A little much on the drama there, but all in all a nice piece of writing. There were a few grammatical errors (barring the part where Dawn was scrabbling at his hands, as I figure that was for effect), and you made a mistake on the lyrics, but that's okay. ;

Oh, by the way - you have good taste in music. :D You're right, the lyrics probably don't fit the song, but the melody definitely does, and Tool's always said that the music means as much as the words do.

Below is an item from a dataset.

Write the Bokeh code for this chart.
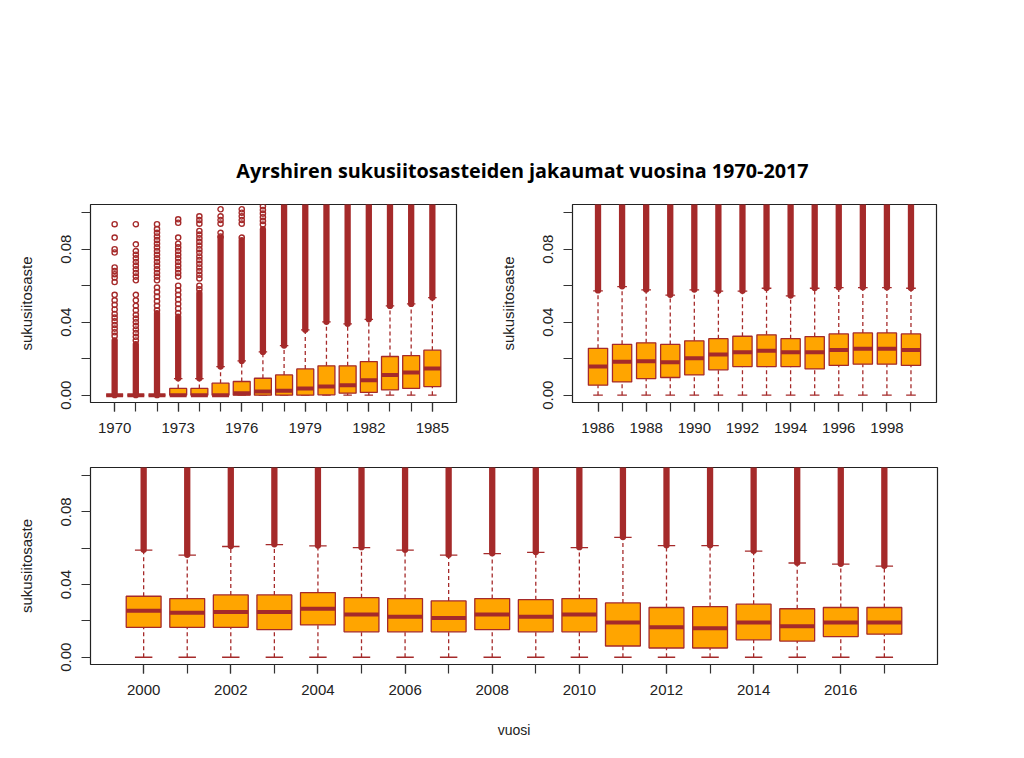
from bokeh.plotting import figure
from bokeh.models import Range1d, FixedTicker, Div, NumeralTickFormatter
from bokeh.layouts import column, row
from bokeh.embed import file_html
from bokeh.resources import INLINE

TITLE = "Ayrshiren sukusiitosasteiden jakaumat vuosina 1970-2017"
Y_LABEL = "sukusiitosaste"
X_LABEL = "vuosi"

# ---- panel 1: 1970-1985 ----
years1 = [1970, 1971, 1972, 1973, 1974, 1975, 1976, 1977, 1978, 1979, 1980, 1981, 1982, 1983, 1984, 1985]
q1_1 = [0.0, 0.0, 0.0, 0.0, 0.0, 0.0, 0.0, 0.0, 0.0, 0.0, 0.0002, 0.0011, 0.0015, 0.0029, 0.0037, 0.0047]
med_1 = [0.0, 0.0, 0.0, 0.0, 0.0, 0.0, 0.0011, 0.0020, 0.0024, 0.0037, 0.0047, 0.0055, 0.0082, 0.0111, 0.0124, 0.0146]
q3_1 = [0.0, 0.0, 0.0, 0.0037, 0.0037, 0.0066, 0.0075, 0.0093, 0.0111, 0.0144, 0.0161, 0.0161, 0.0184, 0.0212, 0.0217, 0.0247]
lo_1 = [0.0, 0.0, 0.0, 0.0, 0.0, 0.0, 0.0, 0.0, 0.0, 0.0, 0.0, 0.0, 0.0, 0.0, 0.0, 0.0]
hi_1 = [0.0, 0.0, 0.0, 0.0091, 0.0091, 0.0157, 0.0188, 0.0237, 0.0272, 0.0358, 0.0402, 0.0391, 0.0416, 0.0489, 0.0500, 0.0535]
# dense (overplotted) outlier ranges
dense_lo_1 = [0.0, 0.0, 0.0, 0.0093, 0.0093, 0.0157, 0.0188, 0.0237, 0.0272, 0.0358, 0.0402, 0.0391, 0.0416, 0.0489, 0.0500, 0.0535]
dense_hi_1 = [0.030, 0.028, 0.045, 0.043, 0.056, 0.0864, 0.085, 0.091, 0.105, 0.105, 0.105, 0.105, 0.105, 0.105, 0.105, 0.105]
ticks1 = [1970, 1973, 1976, 1979, 1982, 1985]

# separately visible outliers (panel 1)
out_year = ([1970] * 20 + [1971] * 23 + [1972] * 22 + [1973] * 20 + [1974] * 19
            + [1975] * 6 + [1976] * 6 + [1977] * 6)
out_val = [
    0.0937, 0.0864, 0.0800, 0.0782, 0.0700, 0.0681, 0.0663, 0.0645, 0.0620, 0.0550,
    0.0520, 0.0495, 0.0470, 0.0445, 0.0425, 0.0405, 0.0385, 0.0365, 0.0345, 0.0325,
    0.0937, 0.0827, 0.0790, 0.0770, 0.0750, 0.0730, 0.0710, 0.0690, 0.0670, 0.0650,
    0.0630, 0.0550, 0.0520, 0.0490, 0.0465, 0.0440, 0.0420, 0.0400, 0.0380, 0.0360,
    0.0340, 0.0320, 0.0300,
    0.0937, 0.0910, 0.0890, 0.0870, 0.0850, 0.0830, 0.0810, 0.0790, 0.0770, 0.0750,
    0.0730, 0.0710, 0.0690, 0.0670, 0.0650, 0.0630, 0.0590, 0.0565, 0.0540, 0.0515,
    0.0490, 0.0465,
    0.0964, 0.0945, 0.0864, 0.0830, 0.0810, 0.0790, 0.0770, 0.0750, 0.0730, 0.0710,
    0.0690, 0.0670, 0.0650, 0.0600, 0.0575, 0.0550, 0.0525, 0.0500, 0.0475, 0.0450,
    0.0980, 0.0960, 0.0940, 0.0900, 0.0880, 0.0860, 0.0840, 0.0820, 0.0800, 0.0780,
    0.0760, 0.0740, 0.0720, 0.0700, 0.0680, 0.0660, 0.0640, 0.0600, 0.0580,
    0.1019, 0.0980, 0.0960, 0.0940, 0.0890, 0.0870,
    0.1019, 0.1000, 0.0980, 0.0960, 0.0940, 0.0864,
    0.1035, 0.1015, 0.0995, 0.0975, 0.0955, 0.0935,
]

# ---- panel 2: 1986-1999 ----
years2 = [1986, 1987, 1988, 1989, 1990, 1991, 1992, 1993, 1994, 1995, 1996, 1997, 1998, 1999]
q1_2 = [0.0055, 0.0073, 0.0091, 0.0097, 0.0111, 0.0139, 0.0157, 0.0157, 0.0157, 0.0144, 0.0163, 0.0170, 0.0170, 0.0163]
med_2 = [0.0157, 0.0183, 0.0186, 0.0181, 0.0203, 0.0223, 0.0236, 0.0243, 0.0236, 0.0236, 0.0248, 0.0254, 0.0254, 0.0248]
q3_2 = [0.0257, 0.0279, 0.0287, 0.0278, 0.0298, 0.0310, 0.0323, 0.0331, 0.0310, 0.0321, 0.0336, 0.0341, 0.0341, 0.0336]
lo_2 = [0.0, 0.0, 0.0, 0.0, 0.0, 0.0, 0.0, 0.0, 0.0, 0.0, 0.0, 0.0, 0.0, 0.0]
hi_2 = [0.0572, 0.0595, 0.0577, 0.0548, 0.0577, 0.0570, 0.0570, 0.0586, 0.0544, 0.0586, 0.0590, 0.0590, 0.0590, 0.0586]
dense_lo_2 = [0.0574, 0.0597, 0.0579, 0.0550, 0.0579, 0.0572, 0.0572, 0.0588, 0.0546, 0.0588, 0.0592, 0.0592, 0.0592, 0.0588]
dense_hi_2 = [0.105, 0.105, 0.105, 0.105, 0.105, 0.105, 0.105, 0.105, 0.105, 0.105, 0.105, 0.105, 0.105, 0.105]
ticks2 = [1986, 1988, 1990, 1992, 1994, 1996, 1998]

# ---- panel 3: 2000-2017 ----
years3 = [2000, 2001, 2002, 2003, 2004, 2005, 2006, 2007, 2008, 2009, 2010, 2011, 2012, 2013, 2014, 2015, 2016, 2017]
q1_3 = [0.0165, 0.0165, 0.0165, 0.0152, 0.0178, 0.0140, 0.0140, 0.0140, 0.0152, 0.0140, 0.0140, 0.0062, 0.0051, 0.0051, 0.0096, 0.0089, 0.0114, 0.0127]
med_3 = [0.0256, 0.0245, 0.0249, 0.0249, 0.0267, 0.0236, 0.0223, 0.0216, 0.0236, 0.0223, 0.0236, 0.0192, 0.0165, 0.0160, 0.0192, 0.0171, 0.0192, 0.0192]
q3_3 = [0.0336, 0.0323, 0.0343, 0.0343, 0.0356, 0.0328, 0.0323, 0.0310, 0.0323, 0.0317, 0.0323, 0.0299, 0.0274, 0.0279, 0.0292, 0.0267, 0.0274, 0.0274]
lo_3 = [0.0, 0.0, 0.0, 0.0, 0.0, 0.0, 0.0, 0.0, 0.0, 0.0, 0.0, 0.0, 0.0, 0.0, 0.0, 0.0, 0.0, 0.0]
hi_3 = [0.0590, 0.0562, 0.0610, 0.0620, 0.0613, 0.0604, 0.0590, 0.0562, 0.0571, 0.0577, 0.0604, 0.0660, 0.0615, 0.0615, 0.0584, 0.0519, 0.0513, 0.0502]
dense_lo_3 = [0.0592, 0.0564, 0.0612, 0.0622, 0.0615, 0.0606, 0.0592, 0.0564, 0.0573, 0.0579, 0.0606, 0.0662, 0.0617, 0.0617, 0.0586, 0.0521, 0.0515, 0.0504]
dense_hi_3 = [0.105, 0.105, 0.105, 0.105, 0.105, 0.105, 0.105, 0.105, 0.105, 0.105, 0.105, 0.105, 0.105, 0.105, 0.105, 0.105, 0.105, 0.105]
ticks3 = [2000, 2002, 2004, 2006, 2008, 2010, 2012, 2014, 2016]

Y_MAJOR = [0.0, 0.04, 0.08]
Y_MINOR = [0.02, 0.06, 0.10]
Y_RANGE = (-0.0040, 0.1045)

BROWN = "#A52A2A"
ORANGE = "#FFA500"
AXIS = "#333333"
TXT = "#222222"
FONT = "Liberation Sans"
BOXW = 0.8
CAPW = 0.4


def panel(years, q1, med, q3, lo, hi, dlo, dhi, ticks, width, height, borders, xlabel=None,
          extra_x=None, extra_y=None):
    n = len(years)
    ext = 0.04 * n
    p = figure(width=width, height=height, output_backend="svg", toolbar_location=None,
               x_range=Range1d(years[0] - 0.5 - ext, years[-1] + 0.5 + ext),
               y_range=Range1d(*Y_RANGE),
               min_border_left=borders[0], min_border_right=borders[1],
               min_border_top=borders[2], min_border_bottom=borders[3])
    p.background_fill_color = "white"
    p.border_fill_color = "white"
    p.outline_line_color = "#222222"
    p.outline_line_width = 1.2
    p.xgrid.grid_line_color = None
    p.ygrid.grid_line_color = None

    x0 = [y - CAPW / 2 for y in years]
    x1 = [y + CAPW / 2 for y in years]
    # whiskers (dashed)
    p.segment(x0=years, x1=years, y0=q3, y1=hi, line_color=BROWN, line_width=1.3, line_dash="4 3")
    p.segment(x0=years, x1=years, y0=lo, y1=q1, line_color=BROWN, line_width=1.3, line_dash="4 3")
    # staples
    p.segment(x0=x0, x1=x1, y0=hi, y1=hi, line_color=BROWN, line_width=1.3)
    p.segment(x0=x0, x1=x1, y0=lo, y1=lo, line_color=BROWN, line_width=1.3)
    # boxes
    p.vbar(x=years, width=BOXW, bottom=q1, top=q3, fill_color=ORANGE, line_color=BROWN, line_width=1.3)
    # medians
    p.rect(x=years, y=med, width=BOXW, height=4, height_units="screen",
           fill_color=BROWN, line_color=None)
    # dense outliers
    p.segment(x0=years, x1=years, y0=dlo, y1=dhi, line_color=BROWN, line_width=6.3, line_cap="round")
    if extra_x is not None:
        p.scatter(x=extra_x, y=extra_y, marker="circle", size=5.2, fill_color=None,
                  line_color=BROWN, line_width=1.4)

    p.xaxis.ticker = FixedTicker(ticks=ticks, minor_ticks=years)
    p.xaxis.formatter = NumeralTickFormatter(format="0")
    p.yaxis.ticker = FixedTicker(ticks=Y_MAJOR, minor_ticks=Y_MINOR)
    p.yaxis.formatter = NumeralTickFormatter(format="0.00")
    for ax in (p.xaxis[0], p.yaxis[0]):
        ax.axis_line_color = None
        ax.major_tick_line_color = AXIS
        ax.minor_tick_line_color = AXIS
        ax.major_tick_line_width = 1.2
        ax.minor_tick_line_width = 1.2
        ax.major_tick_in = 0
        ax.major_tick_out = 9
        ax.minor_tick_in = 0
        ax.minor_tick_out = 9
        ax.major_label_text_font = FONT
        ax.major_label_text_color = TXT
        ax.axis_label_text_font = FONT
        ax.axis_label_text_font_style = "normal"
        ax.axis_label_text_color = TXT
    p.xaxis.major_label_text_font_size = "15px"
    p.xaxis.major_label_standoff = 11
    p.yaxis.major_label_text_font_size = "15px"
    p.yaxis.major_label_orientation = "vertical"
    p.yaxis.major_label_standoff = 10
    p.yaxis.axis_label = Y_LABEL
    p.yaxis.axis_label_text_font_size = "15px"
    p.yaxis.axis_label_standoff = 24
    if xlabel:
        p.xaxis.axis_label = xlabel
        p.xaxis.axis_label_text_font_size = "14px"
        p.xaxis.axis_label_standoff = 24
    return p


p1 = panel(years1, q1_1, med_1, q3_1, lo_1, hi_1, dense_lo_1, dense_hi_1, ticks1,
           490, 255, (90, 34, 14, 43), extra_x=out_year, extra_y=out_val)
p2 = panel(years2, q1_2, med_2, q3_2, lo_2, hi_2, dense_lo_2, dense_hi_2, ticks2,
           534, 255, (82, 88, 14, 43))
p3 = panel(years3, q1_3, med_3, q3_3, lo_3, hi_3, dense_lo_3, dense_hi_3, ticks3,
           1024, 313, (90, 87, 22, 94), xlabel=X_LABEL)

title = Div(
    text=('<div style="display:block;box-sizing:border-box;width:1045px;margin-top:157px;'
          'text-align:center;font-family:\'Open Sans\';font-weight:bold;font-size:19.8px;'
          'color:#000;white-space:nowrap">' + TITLE + '</div>'),
    width=1024, height=190, margin=0, styles={"width": "1024px", "overflow": "visible"})

layout = column(title, row(p1, p2), p3)
open("out.html", "w").write(file_html(layout, INLINE))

Have you ever seen the music video for Schism? If you haven't, it is so worth the millions of hours it'll take to download. *Lol* Really. Seriously. Tool videos are simply drool-worthy. Uh... a word of advice? DO NOT watch them for the first time right before bed. My friend had nightmares during a sleepover cuz I was showing her them. .
tia 4/28/03 . chapter 1
This was lovely angst ...

"I’ll be in hell wherever I am, because now wherever I am is not where you are, Summers. I’m dying without you in every way but the way that matters, love"

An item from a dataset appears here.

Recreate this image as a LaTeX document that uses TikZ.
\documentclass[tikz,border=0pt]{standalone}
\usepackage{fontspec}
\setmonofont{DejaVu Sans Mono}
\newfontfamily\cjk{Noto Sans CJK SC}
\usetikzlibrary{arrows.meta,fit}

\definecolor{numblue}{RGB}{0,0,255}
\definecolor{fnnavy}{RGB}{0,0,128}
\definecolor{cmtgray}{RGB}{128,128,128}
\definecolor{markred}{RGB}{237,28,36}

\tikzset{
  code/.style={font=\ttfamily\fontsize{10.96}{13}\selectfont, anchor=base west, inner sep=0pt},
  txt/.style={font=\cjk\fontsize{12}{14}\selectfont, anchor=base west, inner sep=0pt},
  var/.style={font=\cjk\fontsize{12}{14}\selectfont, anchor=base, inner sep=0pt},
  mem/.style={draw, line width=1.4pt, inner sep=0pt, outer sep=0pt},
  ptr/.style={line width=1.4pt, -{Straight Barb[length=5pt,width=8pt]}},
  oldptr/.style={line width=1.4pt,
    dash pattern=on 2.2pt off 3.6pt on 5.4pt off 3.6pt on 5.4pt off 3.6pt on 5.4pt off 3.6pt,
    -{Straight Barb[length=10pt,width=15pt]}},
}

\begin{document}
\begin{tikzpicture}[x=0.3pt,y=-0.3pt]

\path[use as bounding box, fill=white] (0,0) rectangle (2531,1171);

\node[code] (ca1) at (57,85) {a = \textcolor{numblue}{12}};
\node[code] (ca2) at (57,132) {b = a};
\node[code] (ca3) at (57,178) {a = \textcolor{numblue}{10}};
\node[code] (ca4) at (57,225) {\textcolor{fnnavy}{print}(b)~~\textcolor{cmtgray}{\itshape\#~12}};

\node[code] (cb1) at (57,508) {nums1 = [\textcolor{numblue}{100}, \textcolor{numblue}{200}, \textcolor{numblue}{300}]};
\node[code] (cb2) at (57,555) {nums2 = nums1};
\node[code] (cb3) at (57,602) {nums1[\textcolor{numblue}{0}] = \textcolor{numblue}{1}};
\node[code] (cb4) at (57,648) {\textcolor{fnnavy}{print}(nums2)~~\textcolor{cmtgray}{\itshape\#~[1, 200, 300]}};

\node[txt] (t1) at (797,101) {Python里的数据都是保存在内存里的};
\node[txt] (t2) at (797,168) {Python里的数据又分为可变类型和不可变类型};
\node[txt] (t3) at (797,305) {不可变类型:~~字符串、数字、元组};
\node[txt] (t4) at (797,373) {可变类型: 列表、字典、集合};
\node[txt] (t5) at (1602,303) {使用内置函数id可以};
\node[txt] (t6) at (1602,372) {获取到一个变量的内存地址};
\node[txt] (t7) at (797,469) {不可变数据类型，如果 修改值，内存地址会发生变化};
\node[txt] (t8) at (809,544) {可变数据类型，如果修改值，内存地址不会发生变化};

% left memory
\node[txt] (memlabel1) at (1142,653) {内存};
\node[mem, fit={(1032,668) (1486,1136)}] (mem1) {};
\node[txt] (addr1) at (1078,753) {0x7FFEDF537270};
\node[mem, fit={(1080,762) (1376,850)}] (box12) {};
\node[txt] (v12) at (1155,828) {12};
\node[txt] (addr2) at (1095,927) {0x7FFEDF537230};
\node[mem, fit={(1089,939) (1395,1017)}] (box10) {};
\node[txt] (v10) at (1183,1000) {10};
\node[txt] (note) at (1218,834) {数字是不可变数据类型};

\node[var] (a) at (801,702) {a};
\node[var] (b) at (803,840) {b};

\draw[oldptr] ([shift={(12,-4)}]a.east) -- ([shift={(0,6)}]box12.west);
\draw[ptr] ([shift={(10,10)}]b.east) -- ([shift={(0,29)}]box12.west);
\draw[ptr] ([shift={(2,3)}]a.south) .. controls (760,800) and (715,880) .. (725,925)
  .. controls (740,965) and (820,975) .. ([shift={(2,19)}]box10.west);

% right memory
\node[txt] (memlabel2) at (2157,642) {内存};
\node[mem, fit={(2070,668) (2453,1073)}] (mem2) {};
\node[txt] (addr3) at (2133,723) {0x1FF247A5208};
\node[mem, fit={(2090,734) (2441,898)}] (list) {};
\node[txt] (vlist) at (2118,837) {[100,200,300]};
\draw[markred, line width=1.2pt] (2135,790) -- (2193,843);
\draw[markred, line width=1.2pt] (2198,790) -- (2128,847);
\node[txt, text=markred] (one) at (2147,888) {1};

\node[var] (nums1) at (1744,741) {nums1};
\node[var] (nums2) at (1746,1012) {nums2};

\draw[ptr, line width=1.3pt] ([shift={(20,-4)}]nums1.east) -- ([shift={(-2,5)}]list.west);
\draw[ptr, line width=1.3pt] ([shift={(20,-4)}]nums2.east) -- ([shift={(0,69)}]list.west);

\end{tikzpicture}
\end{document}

You captured Spike's pain and hopelessness and then his resolve to go on so wonderfully (and the lyrics really helped to evoke that mood too). I enjoyed this, Rashaka - thanks!
OlgaB 4/26/02 . chapter 1
A great story... Really emotional. You brought out the best in the characters - thank you!
alex9 4/6/02 . chapter 1
Well worh the review!

Very very good-like it a great deal.

alex
Trisha 12/30/01 . chapter 1
Oooohhh wow! I really REALLY like this! You pack an AWFUL lot of emotion into every line, and it's just wonderful the way it works! I like the short sentences, I think it makes the strength of the character's emotions carry over better. And when Giles tells Spike that he doesn't deserve to know how Dawn is... Wow! Very powerful.

Great work!
heller 12/29/01 . chapter 1
Rashaka...I took your advice and downloaded the song and

listened to it while I read your story. The melody is so

haunting. I recommend listening to the song a couple of

times, reading the story, then the song.

About the story...poor Spike. This is one of the scenes

that I'd have loved to see on the show. Grief-striken

Spike...who utters absolutely the best line:

"I’ll be in hell wherever I am, because now wherever I am

is not where you are, Summers."

You write imagery very well...the coming dawn...Spike

grasping the dirt of the Buffy's grave. I also loved how

Giles was the one to bring him to his senses...and the

last line rocked!

Enjoyed it!
ashley 12/29/01 . chapter 1
It was a very emotional piece. Nice imagery.
Cypherwulf 12/29/01 . chapter 1
You write such great one-shots, I'd love to read a longer fic. Keep up the great work!
Trenesia 12/9/01 . chapter 1
Liked it. Hit the spot in the grief department. Thank you for writing.